**** INFORMATION PROVIDED ****

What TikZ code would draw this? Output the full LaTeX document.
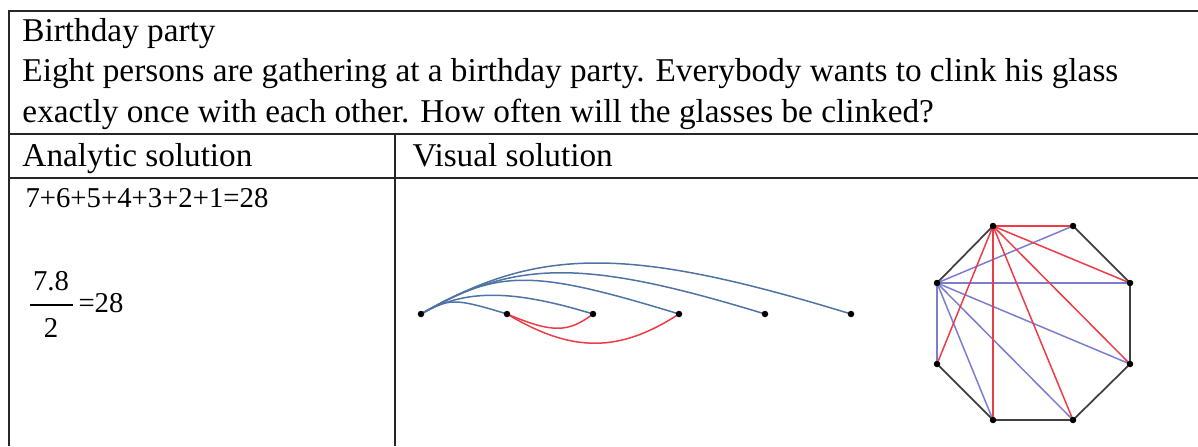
\documentclass[tikz,border=0pt]{standalone}
\usepackage{fontspec}
\setmainfont{Liberation Serif}
\usepackage{xcolor}
\usepackage{tikz}
\usetikzlibrary{backgrounds}

\definecolor{clinkblue}{RGB}{79,115,165}
\definecolor{clinkred}{RGB}{236,60,70}
\definecolor{diagblue}{RGB}{125,125,208}

\begin{document}
\begin{tikzpicture}[x=0.4pt, y=-0.4pt,
    every node/.style={font=\fontsize{13.3}{16}\selectfont, inner sep=0pt},
    cell/.style={anchor=base west},
    eq/.style={font=\fontsize{11.5}{14}\selectfont},
    tablerule/.style={line width=0.6pt, black!85},
    dot/.style={circle, fill=black, minimum size=2.6pt},
    arcline/.style={line width=0.6pt, clinkblue},
    redline/.style={line width=0.6pt, clinkred},
    side/.style={line width=0.7pt, black!75},
    diag/.style={line width=0.6pt, diagblue}]
  \useasboundingbox (0,0) rectangle (1198,446);

  % table
  \draw[tablerule] (1198,11) -- (9,11) -- (9,446);
  \draw[tablerule] (9,134) -- (1198,134);
  \draw[tablerule] (9,178) -- (1198,178);
  \draw[tablerule] (395,134) -- (395,446);

  \node[cell] (title) at (22,42) {Birthday party};
  \node[cell] (ask1) at (22,82) {Eight persons are gathering at a birthday party. Everybody wants to clink his glass};
  \node[cell] (ask2) at (22,122) {exactly once with each other. How often will the glasses be clinked?};
  \node[cell] (analytic) at (22,166) {Analytic solution};
  \node[cell] (visual) at (412,166) {Visual solution};

  % analytic solution
  \node[cell, eq] (sum) at (25,207) {7+6+5+4+3+2+1=28};
  \node[eq, anchor=base] (num) at (51,290) {7.8};
  \node[eq, anchor=base] (den) at (51,337) {2};
  \draw[line width=0.5pt] (30,305) -- (73,305);
  \node[cell, eq] (res) at (78,312) {=28};

  % persons in a row
  \foreach \n/\x in {1/421, 2/507, 3/593, 4/679, 5/765, 6/851}
    \node[dot] (p\n) at (\x,314) {};
  \begin{scope}[on background layer]
    \foreach \n/\h in {2/16, 3/25, 4/45, 5/55, 6/68}
      \draw[arcline] (p1.center) .. controls +({1.73*\h},-\h) and +({-3.27*\h},-\h) .. (p\n.center);
    \draw[redline] (p2.center) .. controls +(45,19) and +(-25,19) .. (p3.center);
    \draw[redline] (p2.center) .. controls +(65,39) and +(-60,39) .. (p4.center);
  \end{scope}

  % persons round the table
  \foreach \n/\x/\y in {1/993/226, 2/1073/226, 3/1130/283, 4/1130/364,
                        5/1073/420, 6/993/420, 7/937/364, 8/937/283}
    \node[dot] (o\n) at (\x,\y) {};
  \begin{scope}[on background layer]
    \draw[side] (o8.center) -- (o1.center);
    \draw[side] (o2.center) -- (o3.center) -- (o4.center) -- (o5.center) -- (o6.center) -- (o7.center);
    \foreach \t in {2,...,7}
      \draw[diag] (o8.center) -- (o\t.center);
    \foreach \t in {2,...,7}
      \draw[redline] (o1.center) -- (o\t.center);
  \end{scope}
\end{tikzpicture}
\end{document}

****

● **SET EXERCISE**:
Please repeat exactly the data above from its first line to the line that contains "eq] (res) at", inclusive, and leave every picture out.

● **CORRECT RESULT**:
What TikZ code would draw this? Output the full LaTeX document.
\documentclass[tikz,border=0pt]{standalone}
\usepackage{fontspec}
\setmainfont{Liberation Serif}
\usepackage{xcolor}
\usepackage{tikz}
\usetikzlibrary{backgrounds}

\definecolor{clinkblue}{RGB}{79,115,165}
\definecolor{clinkred}{RGB}{236,60,70}
\definecolor{diagblue}{RGB}{125,125,208}

\begin{document}
\begin{tikzpicture}[x=0.4pt, y=-0.4pt,
    every node/.style={font=\fontsize{13.3}{16}\selectfont, inner sep=0pt},
    cell/.style={anchor=base west},
    eq/.style={font=\fontsize{11.5}{14}\selectfont},
    tablerule/.style={line width=0.6pt, black!85},
    dot/.style={circle, fill=black, minimum size=2.6pt},
    arcline/.style={line width=0.6pt, clinkblue},
    redline/.style={line width=0.6pt, clinkred},
    side/.style={line width=0.7pt, black!75},
    diag/.style={line width=0.6pt, diagblue}]
  \useasboundingbox (0,0) rectangle (1198,446);

  % table
  \draw[tablerule] (1198,11) -- (9,11) -- (9,446);
  \draw[tablerule] (9,134) -- (1198,134);
  \draw[tablerule] (9,178) -- (1198,178);
  \draw[tablerule] (395,134) -- (395,446);

  \node[cell] (title) at (22,42) {Birthday party};
  \node[cell] (ask1) at (22,82) {Eight persons are gathering at a birthday party. Everybody wants to clink his glass};
  \node[cell] (ask2) at (22,122) {exactly once with each other. How often will the glasses be clinked?};
  \node[cell] (analytic) at (22,166) {Analytic solution};
  \node[cell] (visual) at (412,166) {Visual solution};

  % analytic solution
  \node[cell, eq] (sum) at (25,207) {7+6+5+4+3+2+1=28};
  \node[eq, anchor=base] (num) at (51,290) {7.8};
  \node[eq, anchor=base] (den) at (51,337) {2};
  \draw[line width=0.5pt] (30,305) -- (73,305);
  \node[cell, eq] (res) at (78,312) {=28};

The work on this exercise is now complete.